TASK GOAL
Retype all the entries word for word, but omit the pictures.

RECORD SET

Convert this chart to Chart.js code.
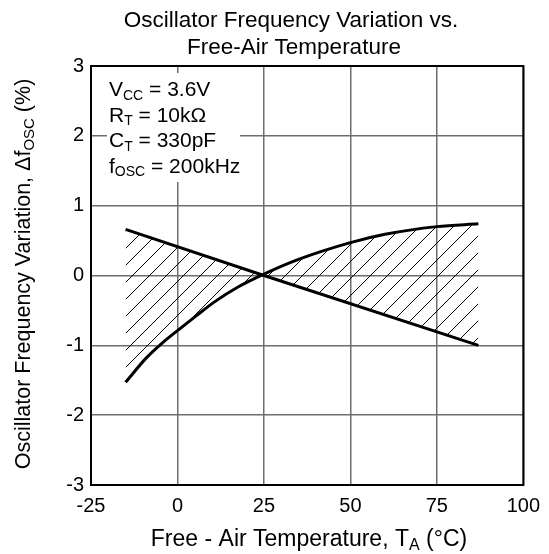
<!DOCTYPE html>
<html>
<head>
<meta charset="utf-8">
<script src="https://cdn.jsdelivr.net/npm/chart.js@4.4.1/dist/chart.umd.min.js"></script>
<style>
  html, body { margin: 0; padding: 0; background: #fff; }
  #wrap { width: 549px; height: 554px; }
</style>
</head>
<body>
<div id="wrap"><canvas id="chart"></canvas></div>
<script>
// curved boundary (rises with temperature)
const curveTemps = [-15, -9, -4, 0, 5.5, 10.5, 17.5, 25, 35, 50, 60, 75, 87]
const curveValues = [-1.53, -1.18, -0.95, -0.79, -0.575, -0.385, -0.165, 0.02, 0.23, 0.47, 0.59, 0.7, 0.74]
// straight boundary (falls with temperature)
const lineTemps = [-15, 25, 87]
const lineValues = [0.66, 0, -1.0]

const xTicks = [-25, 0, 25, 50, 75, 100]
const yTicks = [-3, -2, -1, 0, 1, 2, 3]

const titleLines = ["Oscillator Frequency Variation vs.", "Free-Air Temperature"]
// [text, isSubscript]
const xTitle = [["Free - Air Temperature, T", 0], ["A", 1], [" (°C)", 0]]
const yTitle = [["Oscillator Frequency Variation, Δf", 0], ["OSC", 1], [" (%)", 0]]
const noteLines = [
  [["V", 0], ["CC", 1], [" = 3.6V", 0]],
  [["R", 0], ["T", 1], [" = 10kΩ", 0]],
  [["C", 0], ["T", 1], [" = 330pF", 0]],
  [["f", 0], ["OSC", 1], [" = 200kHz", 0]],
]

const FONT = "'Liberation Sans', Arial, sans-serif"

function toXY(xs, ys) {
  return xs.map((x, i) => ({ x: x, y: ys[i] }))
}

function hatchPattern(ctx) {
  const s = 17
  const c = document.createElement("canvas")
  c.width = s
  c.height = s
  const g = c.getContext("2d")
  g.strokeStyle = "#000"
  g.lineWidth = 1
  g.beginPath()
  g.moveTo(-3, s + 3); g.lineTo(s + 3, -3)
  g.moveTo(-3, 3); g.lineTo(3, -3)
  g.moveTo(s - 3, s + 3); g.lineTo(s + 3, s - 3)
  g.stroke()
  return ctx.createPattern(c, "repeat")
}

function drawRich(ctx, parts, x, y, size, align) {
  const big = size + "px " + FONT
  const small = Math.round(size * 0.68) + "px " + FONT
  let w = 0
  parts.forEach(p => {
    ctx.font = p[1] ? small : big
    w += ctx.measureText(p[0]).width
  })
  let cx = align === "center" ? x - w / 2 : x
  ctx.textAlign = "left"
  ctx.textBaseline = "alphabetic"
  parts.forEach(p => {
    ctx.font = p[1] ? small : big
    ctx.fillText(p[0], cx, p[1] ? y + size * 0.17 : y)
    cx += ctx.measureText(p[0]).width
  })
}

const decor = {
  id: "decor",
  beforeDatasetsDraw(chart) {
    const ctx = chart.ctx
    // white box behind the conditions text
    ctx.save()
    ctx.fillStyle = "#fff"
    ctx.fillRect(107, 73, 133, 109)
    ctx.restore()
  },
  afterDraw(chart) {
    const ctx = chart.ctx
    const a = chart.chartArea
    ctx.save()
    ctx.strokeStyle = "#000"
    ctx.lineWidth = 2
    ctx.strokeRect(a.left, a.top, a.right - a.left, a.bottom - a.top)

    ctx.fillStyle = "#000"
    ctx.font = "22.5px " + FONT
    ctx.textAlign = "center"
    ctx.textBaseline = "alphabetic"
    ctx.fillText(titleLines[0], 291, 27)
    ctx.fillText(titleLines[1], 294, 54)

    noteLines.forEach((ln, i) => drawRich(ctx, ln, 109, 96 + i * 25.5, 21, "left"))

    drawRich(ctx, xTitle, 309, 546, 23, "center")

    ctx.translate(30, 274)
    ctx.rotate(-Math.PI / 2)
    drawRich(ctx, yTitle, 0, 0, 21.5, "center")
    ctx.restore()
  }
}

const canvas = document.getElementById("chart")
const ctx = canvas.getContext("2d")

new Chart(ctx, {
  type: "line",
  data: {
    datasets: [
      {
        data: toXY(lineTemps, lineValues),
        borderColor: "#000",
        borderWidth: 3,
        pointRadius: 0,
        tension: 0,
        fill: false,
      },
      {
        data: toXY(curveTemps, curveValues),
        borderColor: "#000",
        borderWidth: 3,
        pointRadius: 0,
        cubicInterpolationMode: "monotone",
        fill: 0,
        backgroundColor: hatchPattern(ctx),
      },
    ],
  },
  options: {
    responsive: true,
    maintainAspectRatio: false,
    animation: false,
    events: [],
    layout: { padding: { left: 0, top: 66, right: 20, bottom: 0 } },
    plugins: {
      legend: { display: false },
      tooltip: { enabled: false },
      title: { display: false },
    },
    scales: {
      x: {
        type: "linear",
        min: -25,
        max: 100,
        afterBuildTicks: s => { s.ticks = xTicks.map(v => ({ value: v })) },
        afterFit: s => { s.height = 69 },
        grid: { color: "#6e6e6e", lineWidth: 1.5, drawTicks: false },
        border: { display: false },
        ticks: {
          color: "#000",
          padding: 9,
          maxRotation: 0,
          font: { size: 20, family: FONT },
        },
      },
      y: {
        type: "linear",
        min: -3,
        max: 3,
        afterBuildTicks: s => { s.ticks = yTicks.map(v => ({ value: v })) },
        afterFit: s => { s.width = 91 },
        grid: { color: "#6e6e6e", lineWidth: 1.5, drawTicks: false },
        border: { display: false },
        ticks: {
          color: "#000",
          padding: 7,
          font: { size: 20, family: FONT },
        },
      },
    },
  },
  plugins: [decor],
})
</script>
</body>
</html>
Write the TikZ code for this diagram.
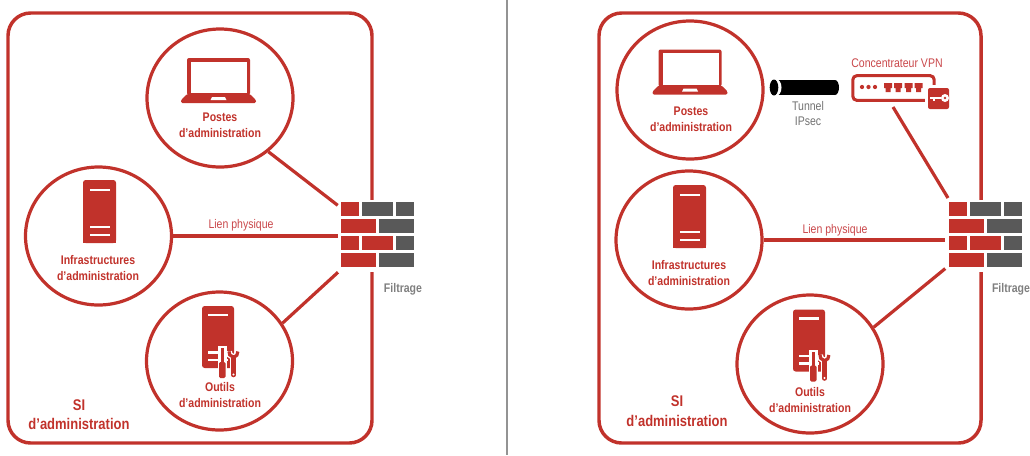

OUTPUT FOR THIS EXERCISE
Convert this chart to Chart.js code.
<!DOCTYPE html>
<html>
<head>
<meta charset="utf-8">
<script src="https://cdn.jsdelivr.net/npm/chart.js@4.4.1/dist/chart.umd.min.js"></script>
<style>
  html, body { margin: 0; padding: 0; background: #fff; }
  #wrap { width: 549px; height: 554px; }
</style>
</head>
<body>
<div id="wrap"><canvas id="chart"></canvas></div>
<script>
// curved boundary (rises with temperature)
const curveTemps = [-15, -9, -4, 0, 5.5, 10.5, 17.5, 25, 35, 50, 60, 75, 87]
const curveValues = [-1.53, -1.18, -0.95, -0.79, -0.575, -0.385, -0.165, 0.02, 0.23, 0.47, 0.59, 0.7, 0.74]
// straight boundary (falls with temperature)
const lineTemps = [-15, 25, 87]
const lineValues = [0.66, 0, -1.0]

const xTicks = [-25, 0, 25, 50, 75, 100]
const yTicks = [-3, -2, -1, 0, 1, 2, 3]

const titleLines = ["Oscillator Frequency Variation vs.", "Free-Air Temperature"]
// [text, isSubscript]
const xTitle = [["Free - Air Temperature, T", 0], ["A", 1], [" (°C)", 0]]
const yTitle = [["Oscillator Frequency Variation, Δf", 0], ["OSC", 1], [" (%)", 0]]
const noteLines = [
  [["V", 0], ["CC", 1], [" = 3.6V", 0]],
  [["R", 0], ["T", 1], [" = 10kΩ", 0]],
  [["C", 0], ["T", 1], [" = 330pF", 0]],
  [["f", 0], ["OSC", 1], [" = 200kHz", 0]],
]

const FONT = "'Liberation Sans', Arial, sans-serif"

function toXY(xs, ys) {
  return xs.map((x, i) => ({ x: x, y: ys[i] }))
}

function hatchPattern(ctx) {
  const s = 17
  const c = document.createElement("canvas")
  c.width = s
  c.height = s
  const g = c.getContext("2d")
  g.strokeStyle = "#000"
  g.lineWidth = 1
  g.beginPath()
  g.moveTo(-3, s + 3); g.lineTo(s + 3, -3)
  g.moveTo(-3, 3); g.lineTo(3, -3)
  g.moveTo(s - 3, s + 3); g.lineTo(s + 3, s - 3)
  g.stroke()
  return ctx.createPattern(c, "repeat")
}

function drawRich(ctx, parts, x, y, size, align) {
  const big = size + "px " + FONT
  const small = Math.round(size * 0.68) + "px " + FONT
  let w = 0
  parts.forEach(p => {
    ctx.font = p[1] ? small : big
    w += ctx.measureText(p[0]).width
  })
  let cx = align === "center" ? x - w / 2 : x
  ctx.textAlign = "left"
  ctx.textBaseline = "alphabetic"
  parts.forEach(p => {
    ctx.font = p[1] ? small : big
    ctx.fillText(p[0], cx, p[1] ? y + size * 0.17 : y)
    cx += ctx.measureText(p[0]).width
  })
}

const decor = {
  id: "decor",
  beforeDatasetsDraw(chart) {
    const ctx = chart.ctx
    // white box behind the conditions text
    ctx.save()
    ctx.fillStyle = "#fff"
    ctx.fillRect(107, 73, 133, 109)
    ctx.restore()
  },
  afterDraw(chart) {
    const ctx = chart.ctx
    const a = chart.chartArea
    ctx.save()
    ctx.strokeStyle = "#000"
    ctx.lineWidth = 2
    ctx.strokeRect(a.left, a.top, a.right - a.left, a.bottom - a.top)

    ctx.fillStyle = "#000"
    ctx.font = "22.5px " + FONT
    ctx.textAlign = "center"
    ctx.textBaseline = "alphabetic"
    ctx.fillText(titleLines[0], 291, 27)
    ctx.fillText(titleLines[1], 294, 54)

    noteLines.forEach((ln, i) => drawRich(ctx, ln, 109, 96 + i * 25.5, 21, "left"))

    drawRich(ctx, xTitle, 309, 546, 23, "center")

    ctx.translate(30, 274)
    ctx.rotate(-Math.PI / 2)
    drawRich(ctx, yTitle, 0, 0, 21.5, "center")
    ctx.restore()
  }
}

const canvas = document.getElementById("chart")
const ctx = canvas.getContext("2d")

new Chart(ctx, {
  type: "line",
  data: {
    datasets: [
      {
        data: toXY(lineTemps, lineValues),
        borderColor: "#000",
        borderWidth: 3,
        pointRadius: 0,
        tension: 0,
        fill: false,
      },
      {
        data: toXY(curveTemps, curveValues),
        borderColor: "#000",
        borderWidth: 3,
        pointRadius: 0,
        cubicInterpolationMode: "monotone",
        fill: 0,
        backgroundColor: hatchPattern(ctx),
      },
    ],
  },
  options: {
    responsive: true,
    maintainAspectRatio: false,
    animation: false,
    events: [],
    layout: { padding: { left: 0, top: 66, right: 20, bottom: 0 } },
    plugins: {
      legend: { display: false },
      tooltip: { enabled: false },
      title: { display: false },
    },
    scales: {
      x: {
        type: "linear",
        min: -25,
        max: 100,
        afterBuildTicks: s => { s.ticks = xTicks.map(v => ({ value: v })) },
        afterFit: s => { s.height = 69 },
        grid: { color: "#6e6e6e", lineWidth: 1.5, drawTicks: false },
        border: { display: false },
        ticks: {
          color: "#000",
          padding: 9,
          maxRotation: 0,
          font: { size: 20, family: FONT },
        },
      },
      y: {
        type: "linear",
        min: -3,
        max: 3,
        afterBuildTicks: s => { s.ticks = yTicks.map(v => ({ value: v })) },
        afterFit: s => { s.width = 91 },
        grid: { color: "#6e6e6e", lineWidth: 1.5, drawTicks: false },
        border: { display: false },
        ticks: {
          color: "#000",
          padding: 7,
          font: { size: 20, family: FONT },
        },
      },
    },
  },
  plugins: [decor],
})
</script>
</body>
</html>
Write the TikZ code for this diagram.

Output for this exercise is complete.